Short problem: No pictures go into the copy. Write out exactly the lines below from the one containing "Emit a component" through the one containing "const fmt = (v: number)".

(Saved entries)
*-*-*

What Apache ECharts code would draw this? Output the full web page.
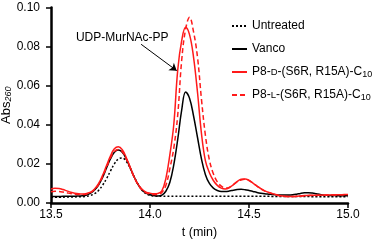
<!DOCTYPE html>
<html><head><meta charset="utf-8">
<script src="https://cdn.jsdelivr.net/npm/echarts@6/dist/echarts.min.js"></script>
<style>html,body{margin:0;padding:0;background:#fff}#c{width:375px;height:241px}</style>
</head><body><div id="c"></div>
<script>
const times = [13.50,13.52,13.54,13.56,13.58,13.60,13.62,13.64,13.66,13.68,13.70,13.72,13.74,13.76,13.78,13.80,13.82,13.84,13.86,13.88,13.90,13.92,13.94,13.96,13.98,
14.00,14.02,14.04,14.06,14.08,14.10,14.12,14.14,14.16,14.18,14.20,14.22,14.24,14.26,14.28,14.30,14.32,14.34,14.36,14.38,14.40,14.42,14.44,14.46,14.48,
14.50,14.52,14.54,14.56,14.58,14.60,14.62,14.64,14.66,14.68,14.70,14.72,14.74,14.76,14.78,14.80,14.82,14.84,14.86,14.88,14.90,14.92,14.94,14.96,14.98,15.00];

const untreated = [0.0030,0.0030,0.0030,0.0030,0.0031,0.0031,0.0031,0.0032,0.0032,
0.0034,0.0039,0.0048,0.0064,0.0090,0.0124,0.0163,0.0200,0.0225,0.0230,0.0213,0.0178,0.0135,0.0095,0.0065,0.0047,0.0039,0.0036,
0.0035,0.0035,0.0035,0.0035,0.0035,0.0035,0.0035,0.0035,0.0035,0.0035,0.0035,0.0035,0.0035,0.0035,0.0035,0.0035,0.0035,0.0035,0.0035,
0.0034,0.0034,0.0034,0.0034,0.0034,0.0034,0.0034,0.0034,0.0034,0.0034,
0.0033,0.0033,0.0033,0.0033,0.0033,0.0033,0.0033,0.0033,0.0033,0.0033,
0.0032,0.0032,0.0032,0.0032,0.0032,0.0032,0.0032,0.0032,0.0032,0.0032];

const vanco = [0.0033,0.0033,0.0033,0.0034,0.0034,0.0035,0.0035,0.0036,0.0037,0.0041,0.0050,0.0066,0.0092,0.0130,0.0178,0.0225,0.0260,0.0271,0.0260,0.0226,0.0180,0.0133,0.0094,0.0066,0.0050,
0.0042,0.0038,0.0036,0.0040,0.0060,0.0105,0.0195,0.0325,0.0475,0.0568,0.0535,0.0445,0.0335,0.0225,0.0145,0.0100,0.0076,0.0064,0.0059,0.0059,0.0061,0.0065,0.0069,0.0070,0.0068,
0.0064,0.0059,0.0054,0.0050,0.0047,0.0045,0.0043,0.0042,0.0041,0.0041,0.0041,0.0042,0.0045,0.0049,0.0052,0.0053,0.0051,0.0047,0.0043,0.0040,0.0039,0.0038,0.0038,0.0037,0.0037,0.0037];

const p8D = [0.0072,0.0075,0.0074,0.0069,0.0062,0.0055,0.0050,0.0047,0.0046,0.0049,0.0056,0.0072,0.0099,0.0140,0.0190,0.0240,0.0277,0.0288,0.0273,0.0233,0.0183,0.0133,0.0095,0.0070,0.0056,
0.0050,0.0047,0.0049,0.0062,0.0125,0.0245,0.0400,0.0680,0.0830,0.0899,0.0860,0.0745,0.0565,0.0355,0.0215,0.0155,0.0115,0.0090,0.0076,0.0072,0.0078,0.0093,0.0110,0.0121,0.0123,
0.0116,0.0102,0.0087,0.0073,0.0062,0.0054,0.0048,0.0042,0.0037,0.0034,0.0033,0.0033,0.0034,0.0036,0.0038,0.0039,0.0040,0.0040,0.0040,0.0041,0.0041,0.0042,0.0042,0.0042,0.0043,0.0043];

const p8L = [0.0058,0.0060,0.0059,0.0056,0.0052,0.0048,0.0045,0.0043,0.0043,0.0046,0.0053,0.0068,0.0094,0.0133,0.0181,0.0229,0.0264,0.0274,0.0262,0.0226,0.0179,0.0131,0.0093,0.0067,0.0052,
0.0046,0.0043,0.0044,0.0054,0.0090,0.0175,0.0280,0.0450,0.0730,0.0890,0.0950,0.0875,0.0745,0.0530,0.0345,0.0220,0.0150,0.0108,0.0086,0.0077,0.0080,0.0093,0.0108,0.0118,0.0121,
0.0115,0.0101,0.0086,0.0072,0.0061,0.0053,0.0047,0.0041,0.0036,0.0034,0.0033,0.0033,0.0034,0.0035,0.0037,0.0038,0.0039,0.0039,0.0040,0.0040,0.0041,0.0041,0.0041,0.0042,0.0042,0.0042];

const seriesNames = ['Untreated', 'Vanco', 'P8-D-(S6R, R15A)-C10', 'P8-L-(S6R, R15A)-C10'];
const legendLabels = ['Untreated', 'Vanco', 'P8-{sc|D}-(S6R, R15A)-C{sub|10}', 'P8-{sc|L}-(S6R, R15A)-C{sub|10}'];
const xTicks = [13.5, 14.0, 14.5, 15.0];
const annotationText = 'UDP-MurNAc-PP';
const labelAt = [13.86, 0.0844];
const arrowFrom = [13.955, 0.0812];
const arrowTo = [14.135, 0.0677];

const FONT = "'Liberation Sans', Arial, sans-serif";
const pairs = arr => times.map((t, i) => [t, arr[i]]);

const chart = echarts.init(document.getElementById('c'), null, {renderer: 'canvas'});
const RED = '#ff1a1a';
chart.setOption({
  animation: false,
  backgroundColor: '#fff',
  textStyle: {fontFamily: FONT},
  grid: {left: 51, right: 27, top: 7.5, bottom: 38, containLabel: false, outerBoundsMode: 'none'},
  legend: {
    orient: 'vertical', left: 226, top: 14, itemWidth: 15, itemHeight: 14, itemGap: 9,
    data: seriesNames,
    itemStyle: {color: 'rgba(0,0,0,0)', borderWidth: 0, opacity: 0},
    formatter: name => legendLabels[seriesNames.indexOf(name)],
    textStyle: {fontFamily: FONT, fontSize: 12, color: '#000', lineHeight: 14,
      rich: {
        sc: {fontFamily: FONT, fontSize: 9.5, lineHeight: 14, color: '#000', padding: [1, 0, 0, 0]},
        sub: {fontFamily: FONT, fontSize: 9, lineHeight: 8, verticalAlign: 'bottom', color: '#000'}
      }}
  },
  xAxis: {
    type: 'value', min: 13.5, max: 15.0, interval: 0.5,
    name: 't (min)', nameLocation: 'middle', nameGap: 23, nameMoveOverlap: false,
    nameTextStyle: {fontFamily: FONT, fontSize: 12.5, color: '#000'},
    axisLine: {lineStyle: {color: '#000', width: 2.5}},
    axisTick: {length: 5, lineStyle: {color: '#000', width: 1.5}},
    axisLabel: {margin: 6, fontSize: 12, color: '#000', fontFamily: FONT,
      formatter: v => xTicks.includes(+v.toFixed(1)) ? v.toFixed(1) : ''},
    splitLine: {show: false}
  },
  yAxis: {
    type: 'value', min: 0, max: 0.1, interval: 0.02,
    name: 'Abs{sub|260}', nameLocation: 'middle', nameGap: 38, nameMoveOverlap: false,
    nameTextStyle: {fontFamily: FONT, fontSize: 13, color: '#000',
      rich: {sub: {fontFamily: FONT, fontSize: 9, fontStyle: 'italic', lineHeight: 8, verticalAlign: 'bottom', color: '#000'}}},
    axisLine: {show: true, lineStyle: {color: '#000', width: 2.5}},
    axisTick: {show: true, length: 5, lineStyle: {color: '#000', width: 1.5}},
    axisLabel: {margin: 11, fontSize: 12, color: '#000', fontFamily: FONT, formatter: v => v.toFixed(2)},
    splitLine: {show: false}
  },
  series: [
    {name: seriesNames[0], type: 'line', data: pairs(untreated), symbol: 'none', smooth: 0.4,
      lineStyle: {color: '#000', width: 1.5, type: [2, 2]}, itemStyle: {color: '#000'}},
    {name: seriesNames[1], type: 'line', data: pairs(vanco), symbol: 'none', smooth: 0.4,
      lineStyle: {color: '#000', width: 1.5}, itemStyle: {color: '#000'}},
    {name: seriesNames[2], type: 'line', data: pairs(p8D), symbol: 'none', smooth: 0.4,
      lineStyle: {color: RED, width: 1.5}, itemStyle: {color: RED}},
    {name: seriesNames[3], type: 'line', data: pairs(p8L), symbol: 'none', smooth: 0.4,
      lineStyle: {color: RED, width: 1.5, type: [5, 3]}, itemStyle: {color: RED},
      markLine: {silent: true, symbol: ['none', 'arrow'], symbolSize: 7,
        lineStyle: {color: '#000', width: 1, type: 'solid'}, label: {show: false},
        data: [[{coord: arrowFrom}, {coord: arrowTo}]]}}
  ]
});
const p = chart.convertToPixel({gridIndex: 0}, labelAt);
chart.setOption({graphic: [{type: 'text', x: p[0], y: p[1], silent: true,
  style: {text: annotationText, fontFamily: FONT, fontSize: 12, fill: '#000', align: 'center', verticalAlign: 'middle'}}]});
</script>
</body></html>
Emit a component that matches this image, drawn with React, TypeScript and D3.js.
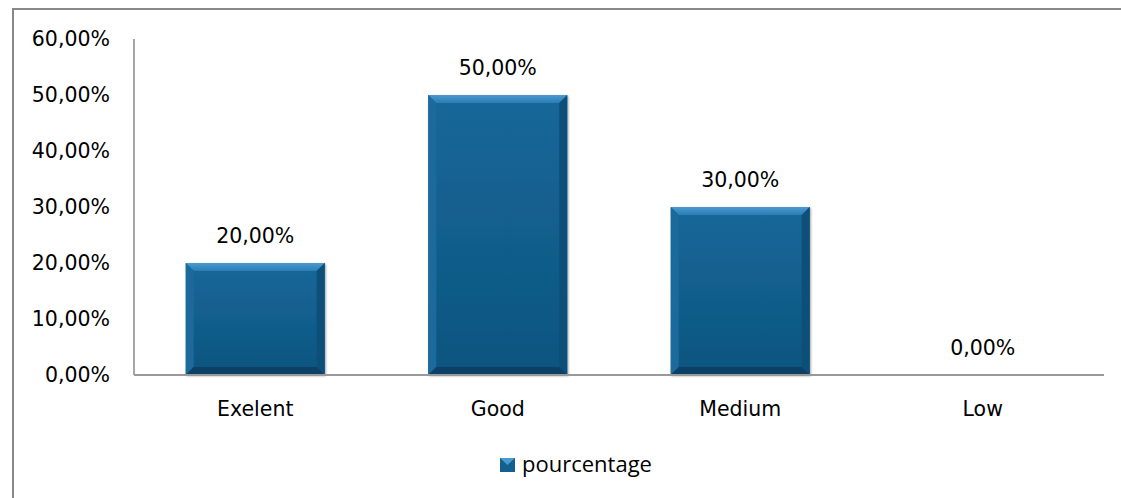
import React from "react";
import * as d3 from "d3";

const categories = ["Exelent", "Good", "Medium", "Low"];
const values = [0.2, 0.5, 0.3, 0.0];
const yTicks = [0, 0.1, 0.2, 0.3, 0.4, 0.5, 0.6];
const seriesName = "pourcentage";

const W = 1121;
const H = 498;
const fmt = (v: number) => (v * 100).toFixed(2).replace(".", ",") + "%";

export default function App() {
  const left = 134, right = 1104, top = 39, bottom = 375;
  const x = d3.scaleBand<string>().domain(categories).range([left, right]).paddingInner(0.427).paddingOuter(0.2135);
  const y = d3.scaleLinear().domain([0, 0.6]).range([bottom, top]);
  const font = "'DejaVu Sans', sans-serif";
  const fs = 20.5;
  const bev = 8;
  return (
    <svg width={W} height={H} style={{ position: "fixed", left: 0, top: 0, background: "#fff", overflow: "hidden" }}>
      <defs>
        <linearGradient id="barg" x1="0" y1="0" x2="0" y2="1">
          <stop offset="0" stopColor="#14679a" />
          <stop offset="1" stopColor="#0f557f" />
        </linearGradient>
        <linearGradient id="topb" x1="0" y1="0" x2="0" y2="1">
          <stop offset="0" stopColor="#4a9ad0" />
          <stop offset="1" stopColor="#2a7db5" />
        </linearGradient>
        <filter id="sh" x="-10%" y="-10%" width="130%" height="130%">
          <feDropShadow dx="1" dy="1" stdDeviation="1.2" floodColor="#000" floodOpacity="0.35" />
        </filter>
      </defs>
      <line x1={13} x2={13} y1={8} y2={H} stroke="#888" strokeWidth={2} />
      <line x1={12} x2={W} y1={9} y2={9} stroke="#888" strokeWidth={2} />
      {yTicks.map((t) => (
        <text key={t} x={110} y={y(t)} textAnchor="end" dominantBaseline="central" fontFamily={font} fontSize={fs} fill="#000">
          {fmt(t)}
        </text>
      ))}
      <line x1={left} x2={left} y1={top} y2={bottom} stroke="#888" strokeWidth={1.5} />
      {categories.map((c, i) => {
        const x0 = x(c)!;
        const bw = x.bandwidth();
        const y0 = y(values[i]);
        const h = bottom - y0;
        return (
          <g key={c}>
            {h > 0 && (
              <g filter="url(#sh)">
                <rect x={x0} y={y0} width={bw} height={h} fill="url(#barg)" />
                <polygon points={`${x0},${y0} ${x0 + bw},${y0} ${x0 + bw - bev},${y0 + bev} ${x0 + bev},${y0 + bev}`} fill="url(#topb)" />
                <polygon points={`${x0},${y0} ${x0 + bev},${y0 + bev} ${x0 + bev},${bottom - bev} ${x0},${bottom}`} fill="#1a6a9c" />
                <polygon points={`${x0 + bw},${y0} ${x0 + bw - bev},${y0 + bev} ${x0 + bw - bev},${bottom - bev} ${x0 + bw},${bottom}`} fill="#0e4f78" />
                <polygon points={`${x0},${bottom} ${x0 + bev},${bottom - bev} ${x0 + bw - bev},${bottom - bev} ${x0 + bw},${bottom}`} fill="#0b4166" />
              </g>
            )}
            <text x={x0 + bw / 2} y={y0 - 27} textAnchor="middle" dominantBaseline="central" fontFamily={font} fontSize={fs} fill="#000">
              {fmt(values[i])}
            </text>
            <text x={x0 + bw / 2} y={409} textAnchor="middle" dominantBaseline="central" fontFamily={font} fontSize={fs} fill="#000">
              {c}
            </text>
          </g>
        );
      })}
      <line x1={left} x2={right} y1={bottom} y2={bottom} stroke="#999" strokeWidth={2} />
      <g>
        <rect x={500} y={458} width={15} height={14} fill="#13608f" />
        <polygon points="500,458 515,458 507.5,465" fill="#4a9ad0" />
        <text x={522} y={472} fontFamily="'Open Sans', sans-serif" fontSize={22} fill="#000">
          {seriesName}
        </text>
      </g>
    </svg>
  );
}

*-*-*

Output:
Emit a component that matches this image, drawn with React, TypeScript and D3.js.
import React from "react";
import * as d3 from "d3";

const categories = ["Exelent", "Good", "Medium", "Low"];
const values = [0.2, 0.5, 0.3, 0.0];
const yTicks = [0, 0.1, 0.2, 0.3, 0.4, 0.5, 0.6];
const seriesName = "pourcentage";

const W = 1121;
const H = 498;
const fmt = (v: number) => (v * 100).toFixed(2).replace(".", ",") + "%";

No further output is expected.